New Babylon, la città nomade



Tutto inizia nel 1956, quando il Comune di Alba vieta la sosta alle carovane di zingari che tradizionalmente si fermano in città durante lo spostamento verso il sud della Francia. Pinot Gallizio, dopo aver difeso i nomadi in consiglio comunale di cui è membro, affigge nelle vie di Alba un manifesto dal titolo L’uomo è sempre l’uomo e annuncia l’inizio della “grande battaglia per la sosta degli zingari”. Il manifesto mostra le foto di Gallizio con i nomadi, ora al mercato ora in riva al Tanaro.
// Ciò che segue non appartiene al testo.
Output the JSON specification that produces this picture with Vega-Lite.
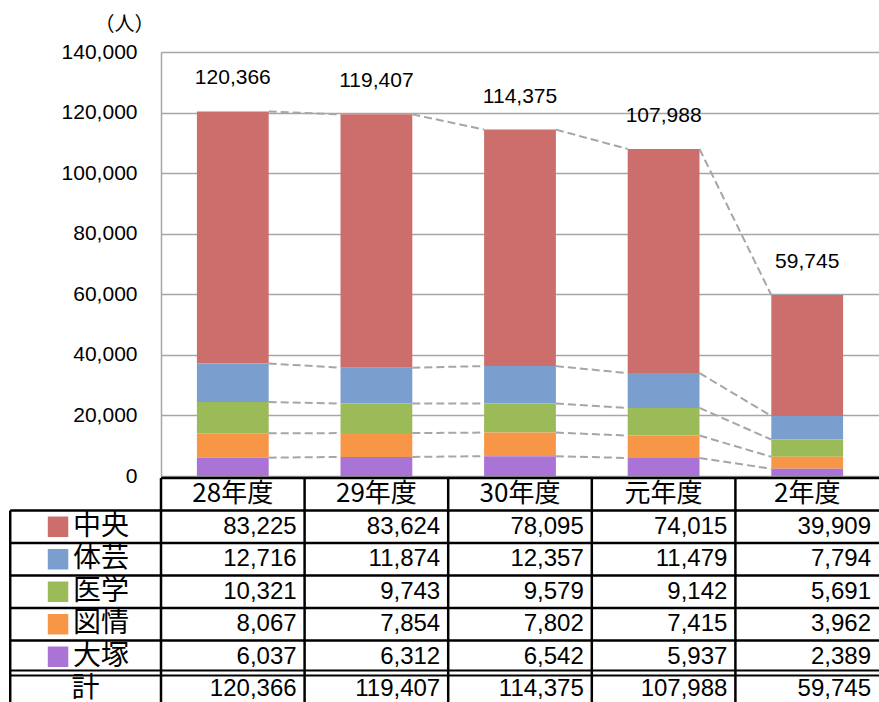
{
  "$schema": "https://vega.github.io/schema/vega-lite/v6.json",
  "width": 718,
  "height": 650,
  "autosize": "none",
  "padding": {"left": 161, "top": 52, "right": 0, "bottom": 0},
  "config": {"view": {"stroke": null}, "font": "Liberation Sans"},
  "datasets": {
    "main": [
      {"year": "28年度", "fy": 2016, "series": "中央", "so": 5, "count": 83225},
      {"year": "28年度", "fy": 2016, "series": "体芸", "so": 4, "count": 12716},
      {"year": "28年度", "fy": 2016, "series": "医学", "so": 3, "count": 10321},
      {"year": "28年度", "fy": 2016, "series": "図情", "so": 2, "count": 8067},
      {"year": "28年度", "fy": 2016, "series": "大塚", "so": 1, "count": 6037},
      {"year": "29年度", "fy": 2017, "series": "中央", "so": 5, "count": 83624},
      {"year": "29年度", "fy": 2017, "series": "体芸", "so": 4, "count": 11874},
      {"year": "29年度", "fy": 2017, "series": "医学", "so": 3, "count": 9743},
      {"year": "29年度", "fy": 2017, "series": "図情", "so": 2, "count": 7854},
      {"year": "29年度", "fy": 2017, "series": "大塚", "so": 1, "count": 6312},
      {"year": "30年度", "fy": 2018, "series": "中央", "so": 5, "count": 78095},
      {"year": "30年度", "fy": 2018, "series": "体芸", "so": 4, "count": 12357},
      {"year": "30年度", "fy": 2018, "series": "医学", "so": 3, "count": 9579},
      {"year": "30年度", "fy": 2018, "series": "図情", "so": 2, "count": 7802},
      {"year": "30年度", "fy": 2018, "series": "大塚", "so": 1, "count": 6542},
      {"year": "元年度", "fy": 2019, "series": "中央", "so": 5, "count": 74015},
      {"year": "元年度", "fy": 2019, "series": "体芸", "so": 4, "count": 11479},
      {"year": "元年度", "fy": 2019, "series": "医学", "so": 3, "count": 9142},
      {"year": "元年度", "fy": 2019, "series": "図情", "so": 2, "count": 7415},
      {"year": "元年度", "fy": 2019, "series": "大塚", "so": 1, "count": 5937},
      {"year": "2年度", "fy": 2020, "series": "中央", "so": 5, "count": 39909},
      {"year": "2年度", "fy": 2020, "series": "体芸", "so": 4, "count": 7794},
      {"year": "2年度", "fy": 2020, "series": "医学", "so": 3, "count": 5691},
      {"year": "2年度", "fy": 2020, "series": "図情", "so": 2, "count": 3962},
      {"year": "2年度", "fy": 2020, "series": "大塚", "so": 1, "count": 2389}
    ],
    "years": [
      {"year": "28年度"}, {"year": "29年度"}, {"year": "30年度"}, {"year": "元年度"}, {"year": "2年度"}
    ],
    "series": [
      {"series": "中央"}, {"series": "体芸"}, {"series": "医学"}, {"series": "図情"}, {"series": "大塚"}
    ]
  },
  "layer": [
    {
      "data": {"name": "main"},
      "mark": {"type": "bar"},
      "encoding": {
        "x": {"field": "year", "type": "nominal", "axis": null,
              "scale": {"type": "band", "domain": ["28年度", "29年度", "30年度", "元年度", "2年度"], "paddingInner": 0.5, "paddingOuter": 0.25}},
        "y": {"field": "count", "type": "quantitative", "stack": "zero",
              "scale": {"domain": [0, 140000], "range": [424, 0], "nice": false},
              "axis": {"title": "（人）", "titleAngle": 0, "titleX": -37, "titleY": -28, "titleAlign": "center", "titleBaseline": "middle",
                       "titleFont": "Noto Sans CJK JP", "titleFontSize": 20, "titleFontWeight": "normal", "titleColor": "black",
                       "values": [0, 20000, 40000, 60000, 80000, 100000, 120000, 140000], "format": ",.0f",
                       "labelFont": "Liberation Sans", "labelFontSize": 21, "labelColor": "black", "labelPadding": 24,
                       "ticks": false, "grid": true, "domainColor": "#A6A6A6", "domainWidth": 1.5, "gridColor": "#A6A6A6", "gridWidth": 1.5}},
        "color": {"field": "series", "type": "nominal", "legend": null,
                  "scale": {"domain": ["中央", "体芸", "医学", "図情", "大塚"], "range": ["#CC6F6C", "#7A9FCF", "#9BBB59", "#F79646", "#A974D6"]}},
        "order": {"field": "so", "type": "quantitative"}
      }
    },
    {
      "data": {"name": "main"},
      "transform": [
        {"stack": "count", "groupby": ["year"], "sort": [{"field": "so", "order": "ascending"}], "as": ["c0", "c1"]},
        {"window": [{"op": "lead", "field": "c1", "as": "n1"}, {"op": "lead", "field": "year", "as": "nyear"}], "groupby": ["series"], "sort": [{"field": "fy", "order": "ascending"}]},
        {"filter": "datum.nyear != null"}
      ],
      "mark": {"type": "rule", "color": "#A6A6A6", "strokeWidth": 2, "strokeDash": [8, 4]},
      "encoding": {
        "x": {"field": "year", "type": "nominal", "bandPosition": 1, "axis": null,
              "scale": {"type": "band", "domain": ["28年度", "29年度", "30年度", "元年度", "2年度"], "paddingInner": 0.5, "paddingOuter": 0.25}},
        "x2": {"field": "nyear", "bandPosition": 0},
        "y": {"field": "c1", "type": "quantitative", "axis": null,
              "scale": {"domain": [0, 140000], "range": [424, 0], "nice": false}},
        "y2": {"field": "n1"}
      }
    },
    {
      "data": {"name": "main"},
      "mark": {"type": "text", "dy": -33, "fontSize": 21, "font": "Liberation Sans", "color": "black"},
      "encoding": {
        "x": {"field": "year", "type": "nominal", "axis": null,
              "scale": {"type": "band", "domain": ["28年度", "29年度", "30年度", "元年度", "2年度"], "paddingInner": 0.5, "paddingOuter": 0.25}},
        "y": {"aggregate": "sum", "field": "count", "type": "quantitative", "axis": null,
              "scale": {"domain": [0, 140000], "range": [424, 0], "nice": false}},
        "text": {"aggregate": "sum", "field": "count", "type": "quantitative", "format": ","}
      }
    },
    {
      "data": {"values": [{"r": "hdr"}]},
      "mark": {"type": "rule", "color": "black", "strokeWidth": 2.5},
      "encoding": {
        "y": {"field": "r", "type": "nominal", "bandPosition": 0, "axis": null,
              "scale": {"type": "band", "domain": ["hdr", "中央", "体芸", "医学", "図情", "大塚", "計", "end"], "range": [426, 686], "paddingInner": 0, "paddingOuter": 0}},
        "x": {"datum": "28年度", "type": "nominal", "bandPosition": 0, "axis": null,
              "scale": {"type": "band", "domain": ["label", "28年度", "29年度", "30年度", "元年度", "2年度", "xend"], "range": [-143.6, 861.6], "paddingInner": 0, "paddingOuter": 0}},
        "x2": {"datum": "xend"}
      }
    },
    {
      "data": {"name": "series"},
      "mark": {"type": "rule", "color": "black", "strokeWidth": 2.5},
      "encoding": {
        "y": {"field": "series", "type": "nominal", "bandPosition": 0, "axis": null,
              "scale": {"type": "band", "domain": ["hdr", "中央", "体芸", "医学", "図情", "大塚", "計", "end"], "range": [426, 686], "paddingInner": 0, "paddingOuter": 0}},
        "x": {"datum": "label", "type": "nominal", "bandPosition": -0.05, "axis": null,
              "scale": {"type": "band", "domain": ["label", "28年度", "29年度", "30年度", "元年度", "2年度", "xend"], "range": [-143.6, 861.6], "paddingInner": 0, "paddingOuter": 0}},
        "x2": {"datum": "xend"}
      }
    },
    {
      "data": {"values": [{"r": "計"}]},
      "mark": {"type": "rule", "color": "black", "strokeWidth": 2, "yOffset": -2.5},
      "encoding": {
        "y": {"field": "r", "type": "nominal", "bandPosition": 0, "axis": null,
              "scale": {"type": "band", "domain": ["hdr", "中央", "体芸", "医学", "図情", "大塚", "計", "end"], "range": [426, 686], "paddingInner": 0, "paddingOuter": 0}},
        "x": {"datum": "label", "type": "nominal", "bandPosition": -0.05, "axis": null,
              "scale": {"type": "band", "domain": ["label", "28年度", "29年度", "30年度", "元年度", "2年度", "xend"], "range": [-143.6, 861.6], "paddingInner": 0, "paddingOuter": 0}},
        "x2": {"datum": "xend"}
      }
    },
    {
      "data": {"values": [{"r": "計"}]},
      "mark": {"type": "rule", "color": "black", "strokeWidth": 2, "yOffset": 2.5},
      "encoding": {
        "y": {"field": "r", "type": "nominal", "bandPosition": 0, "axis": null,
              "scale": {"type": "band", "domain": ["hdr", "中央", "体芸", "医学", "図情", "大塚", "計", "end"], "range": [426, 686], "paddingInner": 0, "paddingOuter": 0}},
        "x": {"datum": "label", "type": "nominal", "bandPosition": -0.05, "axis": null,
              "scale": {"type": "band", "domain": ["label", "28年度", "29年度", "30年度", "元年度", "2年度", "xend"], "range": [-143.6, 861.6], "paddingInner": 0, "paddingOuter": 0}},
        "x2": {"datum": "xend"}
      }
    },
    {
      "data": {"name": "years"},
      "mark": {"type": "rule", "color": "black", "strokeWidth": 2.5},
      "encoding": {
        "x": {"field": "year", "type": "nominal", "bandPosition": 0, "axis": null,
              "scale": {"type": "band", "domain": ["label", "28年度", "29年度", "30年度", "元年度", "2年度", "xend"], "range": [-143.6, 861.6], "paddingInner": 0, "paddingOuter": 0}},
        "y": {"datum": "hdr", "type": "nominal", "bandPosition": 0, "axis": null,
              "scale": {"type": "band", "domain": ["hdr", "中央", "体芸", "医学", "図情", "大塚", "計", "end"], "range": [426, 686], "paddingInner": 0, "paddingOuter": 0}},
        "y2": {"datum": "end"}
      }
    },
    {
      "data": {"values": [{"r": "中央"}]},
      "mark": {"type": "rule", "color": "black", "strokeWidth": 2.5},
      "encoding": {
        "x": {"datum": "label", "type": "nominal", "bandPosition": -0.05, "axis": null,
              "scale": {"type": "band", "domain": ["label", "28年度", "29年度", "30年度", "元年度", "2年度", "xend"], "range": [-143.6, 861.6], "paddingInner": 0, "paddingOuter": 0}},
        "y": {"field": "r", "type": "nominal", "bandPosition": 0, "axis": null,
              "scale": {"type": "band", "domain": ["hdr", "中央", "体芸", "医学", "図情", "大塚", "計", "end"], "range": [426, 686], "paddingInner": 0, "paddingOuter": 0}},
        "y2": {"datum": "end"}
      }
    },
    {
      "data": {"name": "years"},
      "mark": {"type": "text", "font": "Noto Sans CJK JP", "fontSize": 26, "color": "black", "baseline": "middle", "align": "center"},
      "encoding": {
        "x": {"field": "year", "type": "nominal", "bandPosition": 0.5, "axis": null,
              "scale": {"type": "band", "domain": ["label", "28年度", "29年度", "30年度", "元年度", "2年度", "xend"], "range": [-143.6, 861.6], "paddingInner": 0, "paddingOuter": 0}},
        "y": {"datum": "hdr", "type": "nominal", "axis": null,
              "scale": {"type": "band", "domain": ["hdr", "中央", "体芸", "医学", "図情", "大塚", "計", "end"], "range": [426, 686], "paddingInner": 0, "paddingOuter": 0}},
        "text": {"field": "year", "type": "nominal"}
      }
    },
    {
      "data": {"name": "main"},
      "mark": {"type": "text", "font": "Liberation Sans", "fontSize": 24, "color": "black", "baseline": "middle", "align": "right", "dx": -8},
      "encoding": {
        "x": {"field": "year", "type": "nominal", "bandPosition": 1, "axis": null,
              "scale": {"type": "band", "domain": ["label", "28年度", "29年度", "30年度", "元年度", "2年度", "xend"], "range": [-143.6, 861.6], "paddingInner": 0, "paddingOuter": 0}},
        "y": {"field": "series", "type": "nominal", "axis": null,
              "scale": {"type": "band", "domain": ["hdr", "中央", "体芸", "医学", "図情", "大塚", "計", "end"], "range": [426, 686], "paddingInner": 0, "paddingOuter": 0}},
        "text": {"field": "count", "type": "quantitative", "format": ","}
      }
    },
    {
      "data": {"name": "main"},
      "transform": [{"aggregate": [{"op": "sum", "field": "count", "as": "total"}], "groupby": ["year"]}],
      "mark": {"type": "text", "font": "Liberation Sans", "fontSize": 24, "color": "black", "baseline": "middle", "align": "right", "dx": -8},
      "encoding": {
        "x": {"field": "year", "type": "nominal", "bandPosition": 1, "axis": null,
              "scale": {"type": "band", "domain": ["label", "28年度", "29年度", "30年度", "元年度", "2年度", "xend"], "range": [-143.6, 861.6], "paddingInner": 0, "paddingOuter": 0}},
        "y": {"datum": "計", "type": "nominal", "axis": null,
              "scale": {"type": "band", "domain": ["hdr", "中央", "体芸", "医学", "図情", "大塚", "計", "end"], "range": [426, 686], "paddingInner": 0, "paddingOuter": 0}},
        "text": {"field": "total", "type": "quantitative", "format": ","}
      }
    },
    {
      "data": {"name": "series"},
      "mark": {"type": "point", "shape": "square", "size": 420, "filled": true, "opacity": 1, "strokeWidth": 0},
      "encoding": {
        "x": {"datum": "label", "type": "nominal", "bandPosition": 0.283, "axis": null,
              "scale": {"type": "band", "domain": ["label", "28年度", "29年度", "30年度", "元年度", "2年度", "xend"], "range": [-143.6, 861.6], "paddingInner": 0, "paddingOuter": 0}},
        "y": {"field": "series", "type": "nominal", "axis": null,
              "scale": {"type": "band", "domain": ["hdr", "中央", "体芸", "医学", "図情", "大塚", "計", "end"], "range": [426, 686], "paddingInner": 0, "paddingOuter": 0}},
        "color": {"field": "series", "type": "nominal", "legend": null,
                  "scale": {"domain": ["中央", "体芸", "医学", "図情", "大塚"], "range": ["#CC6F6C", "#7A9FCF", "#9BBB59", "#F79646", "#A974D6"]}}
      }
    },
    {
      "data": {"name": "series"},
      "mark": {"type": "text", "font": "Noto Sans CJK JP", "fontSize": 28, "color": "black", "baseline": "middle", "align": "left"},
      "encoding": {
        "x": {"datum": "label", "type": "nominal", "bandPosition": 0.387, "axis": null,
              "scale": {"type": "band", "domain": ["label", "28年度", "29年度", "30年度", "元年度", "2年度", "xend"], "range": [-143.6, 861.6], "paddingInner": 0, "paddingOuter": 0}},
        "y": {"field": "series", "type": "nominal", "axis": null,
              "scale": {"type": "band", "domain": ["hdr", "中央", "体芸", "医学", "図情", "大塚", "計", "end"], "range": [426, 686], "paddingInner": 0, "paddingOuter": 0}},
        "text": {"field": "series", "type": "nominal"}
      }
    },
    {
      "data": {"values": [{"t": "計"}]},
      "mark": {"type": "text", "font": "Noto Sans CJK JP", "fontSize": 28, "color": "black", "baseline": "middle", "align": "center"},
      "encoding": {
        "x": {"datum": "label", "type": "nominal", "bandPosition": 0.475, "axis": null,
              "scale": {"type": "band", "domain": ["label", "28年度", "29年度", "30年度", "元年度", "2年度", "xend"], "range": [-143.6, 861.6], "paddingInner": 0, "paddingOuter": 0}},
        "y": {"field": "t", "type": "nominal", "axis": null,
              "scale": {"type": "band", "domain": ["hdr", "中央", "体芸", "医学", "図情", "大塚", "計", "end"], "range": [426, 686], "paddingInner": 0, "paddingOuter": 0}},
        "text": {"field": "t", "type": "nominal"}
      }
    }
  ],
  "resolve": {"scale": {"x": "independent", "y": "independent"}, "axis": {"x": "independent", "y": "independent"}}
}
Con un’inedita ed efficace performance di comunicazione estetica e politica, Gallizio entra in campo con il ruolo di artista pubblico che vuole che l'arte diventi un modo liberato e umano di vivere la vita quotidiana.
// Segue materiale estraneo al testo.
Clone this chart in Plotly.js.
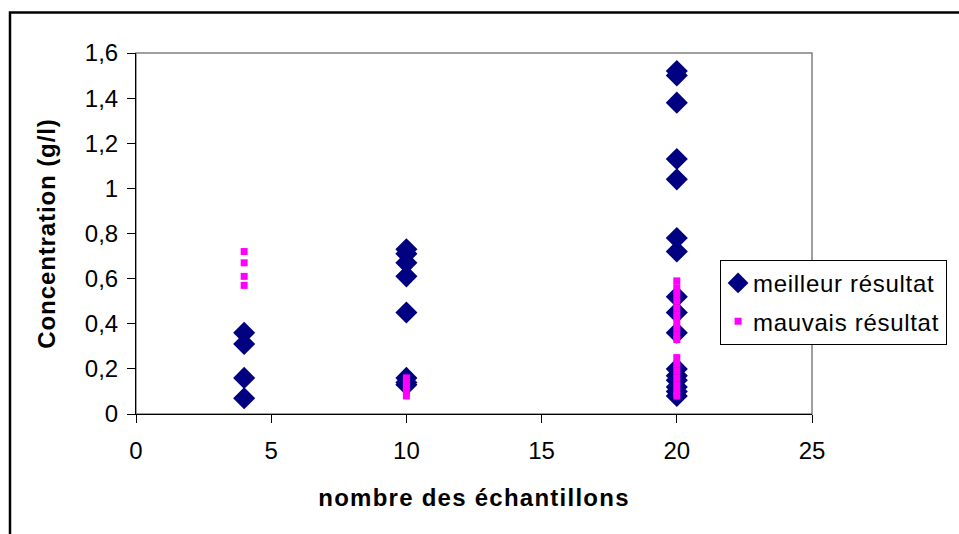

Poi, con un atto che scatena vivaci polemiche in città, decide di donare agli zingari un terreno di sua proprietà, in modo che non siano più costretti a sostare sul suolo pubblico e chiama ad Alba Constant Nieuwenhuys, un architetto olandese, già membro del gruppo CoBrA e amico di Asger Jorn, perchè progetti una “città degli zingari”.
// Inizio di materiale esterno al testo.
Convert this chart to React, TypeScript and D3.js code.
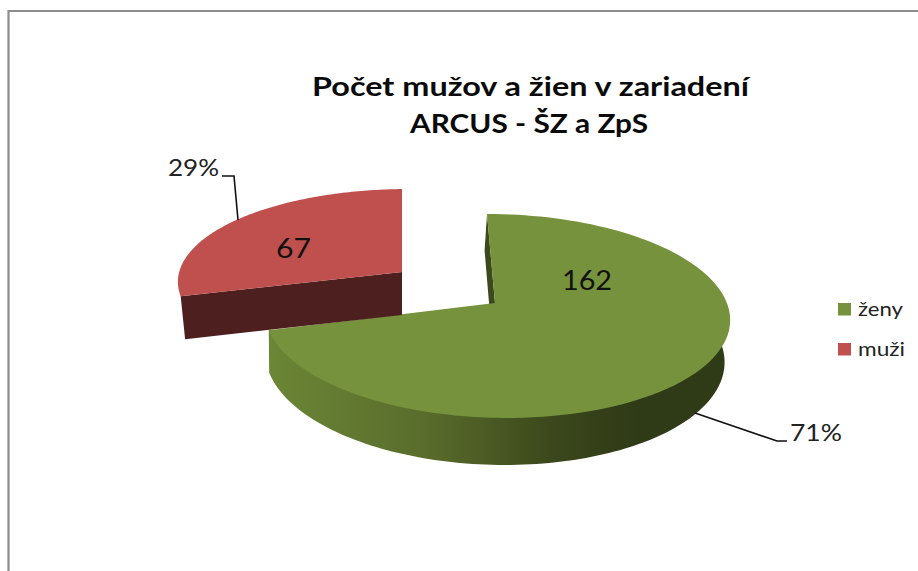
import * as d3 from "d3";

const categories = ["ženy", "muži"];
const counts = [162, 67];
const percentLabels = ["71%", "29%"];
const colors = ["#76923c", "#c0504d"];
const titleLines = ["Počet mužov a žien v zariadení", "ARCUS - ŠZ a ZpS"];
const titleWidths = [437, 238];
const legendWidths = [45, 47];

const W = 918, H = 571;
const FONT = "Lato, 'Open Sans', sans-serif";

// perspective of each slice's disc, fitted by eye
interface View { ex: number; ey: number; a: number; b: number; f: number; c: number; d: number; depth: number; lower: number; lowerX: number; }
const greenView: View = { ex: 495, ey: 303, a: 230.5, b: 9, f: 100.3, c: -0.1275, d: -0.006, depth: 41, lower: 0.987, lowerX: 300 };
const redView: View = { ex: 402, ey: 272, a: 229.5, b: 0, f: 92, c: -0.109, d: -0.03, depth: 43, lower: 0.98, lowerX: 402 };

function project(view: View, angle: number, r: number): [number, number] {
  const u = Math.sin(angle) * r, v = -Math.cos(angle) * r;
  const w = 1 + view.c * v + view.d * u;
  return [view.ex + (view.a * u + view.b * v) / w, view.ey + (view.f * v) / w];
}

function projectLow(view: View, angle: number, r: number): [number, number] {
  const [x, y] = project(view, angle, r);
  const u = Math.sin(angle) * r, v = -Math.cos(angle) * r;
  const w = 1 + view.c * v + view.d * u;
  return [view.lowerX + (x - view.lowerX) * view.lower, y + view.depth / w];
}

const line = d3.line<[number, number]>();
const sweep = (a0: number, a1: number) => d3.range(0, 121).map(i => a0 + ((a1 - a0) * i) / 120);

export default function App() {
  const arcs = d3.pie<number>().sort(null)(counts);
  const green = arcs[0], red = arcs[1];

  const greenTop = [project(greenView, 0, 0), ...sweep(green.startAngle, green.endAngle).map(a => project(greenView, a, 1))];
  const redTop = [project(redView, 0, 0), ...sweep(red.startAngle, red.endAngle).map(a => project(redView, a, 1))];

  // outer wall of the green slice, from the right edge round to the cut
  // upper edge runs a bit under the top face so no white seam shows
  const wallAngles = sweep(Math.PI * 0.47, green.endAngle);
  const greenWall = [
    ...wallAngles.map(a => project(greenView, a, 0.98)),
    project(greenView, green.endAngle, 1),
    ...wallAngles.slice().reverse().map(a => projectLow(greenView, a, 1)),
  ];
  const greenCut = [project(greenView, 0, 1), project(greenView, 0, 0), projectLow(greenView, 0, 0), projectLow(greenView, 0, 1)];
  const redCut = [project(redView, 0, 0), project(redView, red.startAngle, 1), projectLow(redView, red.startAngle, 1), projectLow(redView, 0, 0)];

  return (
    <svg width={W} height={H} style={{ position: "fixed", left: 0, top: 0, display: "block", background: "#fff" }} fontFamily={FONT}>
      <defs>
        <linearGradient id="greenSide" gradientUnits="userSpaceOnUse" x1={270} x2={729} y1={0} y2={0}>
          <stop offset="0" stopColor="#6b8636" />
          <stop offset="0.33" stopColor="#5a6d2c" />
          <stop offset="0.63" stopColor="#3a461b" />
          <stop offset="0.8" stopColor="#2f3a17" />
          <stop offset="1" stopColor="#2f3a17" />
        </linearGradient>
      </defs>

      <path d="M8.5,571V11H918" fill="none" stroke="#8c8c8c" strokeWidth={2.2} />

      {titleLines.map((t, i) => (
        <text key={t} x={530.5 - (i * 1.5)} y={96 + i * 37} textAnchor="middle" fontWeight={700} fontSize={27} fill="#0a0a0a" textLength={titleWidths[i]} lengthAdjust="spacingAndGlyphs">{t}</text>
      ))}

      <path d={line(greenCut)!} fill="#3a4a1c" />
      <path d={line(greenWall)!} fill="url(#greenSide)" />
      <path d={line(greenTop)! + "Z"} fill={colors[0]} />

      <path d={line(redCut)! + "Z"} fill="#4d1f1f" />
      <path d={line(redTop)! + "Z"} fill={colors[1]} />

      <text x={293.5} y={258} textAnchor="middle" fontSize={27} fill="#111" textLength={35} lengthAdjust="spacingAndGlyphs">{counts[1]}</text>
      <text x={587} y={290} textAnchor="middle" fontSize={27} fill="#111" textLength={50} lengthAdjust="spacingAndGlyphs">{counts[0]}</text>

      <path d="M222,176H234L238,220" fill="none" stroke="#111" strokeWidth={1.6} />
      <path d="M695,413L777,441H787" fill="none" stroke="#111" strokeWidth={1.6} />
      <text x={219} y={176} textAnchor="end" fontSize={23} fill="#222" textLength={51} lengthAdjust="spacingAndGlyphs">{percentLabels[1]}</text>
      <text x={790} y={441} fontSize={23} fill="#222" textLength={52} lengthAdjust="spacingAndGlyphs">{percentLabels[0]}</text>

      {categories.map((c, i) => (
        <g key={c}>
          <rect x={838} y={303 + i * 40} width={13} height={12.5} fill={colors[i]} />
          <text x={858} y={316 + i * 40} fontSize={19} fill="#222" textLength={legendWidths[i]} lengthAdjust="spacingAndGlyphs">{c}</text>
        </g>
      ))}
    </svg>
  );
}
Pinot dichiara quel pezzo di terra “Zona-laboratorio”, anzi “Zona libera dell'Antimondo” e chiede a Constant di progettare strutture abitative flessibili, disegnate secondo criteri ludici e antifunzionalisti (sono gli anni della polemica contro Le Corbusier), che possano essere smontate e rimontate altrove. Una città nomade, insomma.
Constant, amava gli zingari, che spesso sostavano in un terreno abbandonato nelle vicinanze del suo studio di Amsterdam, da loro aveva imparato a suonare “a loro modo” la chitarra. Ne ammirava la libertà e il nomadismo. Nel dicembre 1956 è ad Alba. Di quel soggiorno scrive:

“Gli zingari che si fermavano per qualche tempo nella piccola città piemontese di Alba avevano preso da molti anni l’abitudine di costruire il loro accampamento sotto la tettoia che ospitava una volta alla settimana il mercato del bestiame. Qui accendevano i loro fuochi, attaccavano le loro tende ai pilastri per proteggersi e per isolarsi, improvvisavano ripari con casse e tavole abbandonate dai commercianti. La necessità di ripulire la piazza del mercato dopo tutti i passaggi dei Gitani aveva portato il Comune a vietarne l’accesso. Si erano visti assegnare in compenso un pezzo di terreno erboso su una riva del Tanaro, il piccolo fiume che attraversa la città: un anfratto dei più miserabili. È là che sono andato a trovarli, in compagnia del pittore Pinot Gallizio, il proprietario di questo terreno scabro, fangoso, desolato che gli era stato affidato. Di quello spazio tra le roulotte, che avevano chiuso con tavole e bidoni di benzina, avevano fatto un recinto, una “città dei gitani”. Quel giorno ho concepito il progetto di un accampamento permanente per i gitani di Alba e questo progetto è all’origine della serie di maquettes di New Babylon. Di una New Babylon dove si costruisce sotto una tettoia, con l’aiuto di elementi mobili, una dimora comune; un’abitazione temporanea, rimodellata costantemente; un campo nomade alla scala planetaria”.



New Babylon non uscirà mai dallo stadio progettuale, ma i nomadi di Alba avranno finalmente un loro spazio che resisterà fino ai giorni nostri, dove poter vivere liberi secondo i loro costumi. Pinot Gallizio ne sarà orgoglioso, forse ancora più della sua riuscita artistica, e da allora si definirà “re degli zingari” e indosserà con fierezza i loro tradizionali orecchini a pendente come segno di identificazione con la loro cultura di cui, semplice farmacista di provincia, aveva saputo cogliere la grande dignità.